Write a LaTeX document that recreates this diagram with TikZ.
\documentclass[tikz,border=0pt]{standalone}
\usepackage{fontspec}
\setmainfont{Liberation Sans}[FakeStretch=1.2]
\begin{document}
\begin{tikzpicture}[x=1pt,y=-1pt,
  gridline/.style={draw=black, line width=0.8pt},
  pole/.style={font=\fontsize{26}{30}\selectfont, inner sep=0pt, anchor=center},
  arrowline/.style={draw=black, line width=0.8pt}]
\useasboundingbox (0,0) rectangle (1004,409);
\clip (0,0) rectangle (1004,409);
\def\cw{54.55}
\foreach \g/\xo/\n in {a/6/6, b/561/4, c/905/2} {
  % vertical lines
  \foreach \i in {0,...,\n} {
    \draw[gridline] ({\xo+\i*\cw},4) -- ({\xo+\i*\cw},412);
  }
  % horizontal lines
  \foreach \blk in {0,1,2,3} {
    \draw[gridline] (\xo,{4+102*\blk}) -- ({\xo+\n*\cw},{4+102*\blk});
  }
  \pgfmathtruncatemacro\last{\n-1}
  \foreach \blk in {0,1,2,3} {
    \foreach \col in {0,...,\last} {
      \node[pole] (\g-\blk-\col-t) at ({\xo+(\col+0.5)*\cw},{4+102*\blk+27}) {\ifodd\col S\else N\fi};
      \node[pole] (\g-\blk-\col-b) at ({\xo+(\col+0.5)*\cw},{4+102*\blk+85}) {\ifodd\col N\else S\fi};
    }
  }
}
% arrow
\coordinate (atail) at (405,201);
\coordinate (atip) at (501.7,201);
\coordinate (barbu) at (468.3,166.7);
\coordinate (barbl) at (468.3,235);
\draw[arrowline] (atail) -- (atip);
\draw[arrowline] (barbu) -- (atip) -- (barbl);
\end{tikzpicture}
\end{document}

☆ ☆ ☆

◆ **What you need to do**: Retype the listing above in full, with no alterations.

◆ **Written reply**:
Write a LaTeX document that recreates this diagram with TikZ.
\documentclass[tikz,border=0pt]{standalone}
\usepackage{fontspec}
\setmainfont{Liberation Sans}[FakeStretch=1.2]
\begin{document}
\begin{tikzpicture}[x=1pt,y=-1pt,
  gridline/.style={draw=black, line width=0.8pt},
  pole/.style={font=\fontsize{26}{30}\selectfont, inner sep=0pt, anchor=center},
  arrowline/.style={draw=black, line width=0.8pt}]
\useasboundingbox (0,0) rectangle (1004,409);
\clip (0,0) rectangle (1004,409);
\def\cw{54.55}
\foreach \g/\xo/\n in {a/6/6, b/561/4, c/905/2} {
  % vertical lines
  \foreach \i in {0,...,\n} {
    \draw[gridline] ({\xo+\i*\cw},4) -- ({\xo+\i*\cw},412);
  }
  % horizontal lines
  \foreach \blk in {0,1,2,3} {
    \draw[gridline] (\xo,{4+102*\blk}) -- ({\xo+\n*\cw},{4+102*\blk});
  }
  \pgfmathtruncatemacro\last{\n-1}
  \foreach \blk in {0,1,2,3} {
    \foreach \col in {0,...,\last} {
      \node[pole] (\g-\blk-\col-t) at ({\xo+(\col+0.5)*\cw},{4+102*\blk+27}) {\ifodd\col S\else N\fi};
      \node[pole] (\g-\blk-\col-b) at ({\xo+(\col+0.5)*\cw},{4+102*\blk+85}) {\ifodd\col N\else S\fi};
    }
  }
}
% arrow
\coordinate (atail) at (405,201);
\coordinate (atip) at (501.7,201);
\coordinate (barbu) at (468.3,166.7);
\coordinate (barbl) at (468.3,235);
\draw[arrowline] (atail) -- (atip);
\draw[arrowline] (barbu) -- (atip) -- (barbl);
\end{tikzpicture}
\end{document}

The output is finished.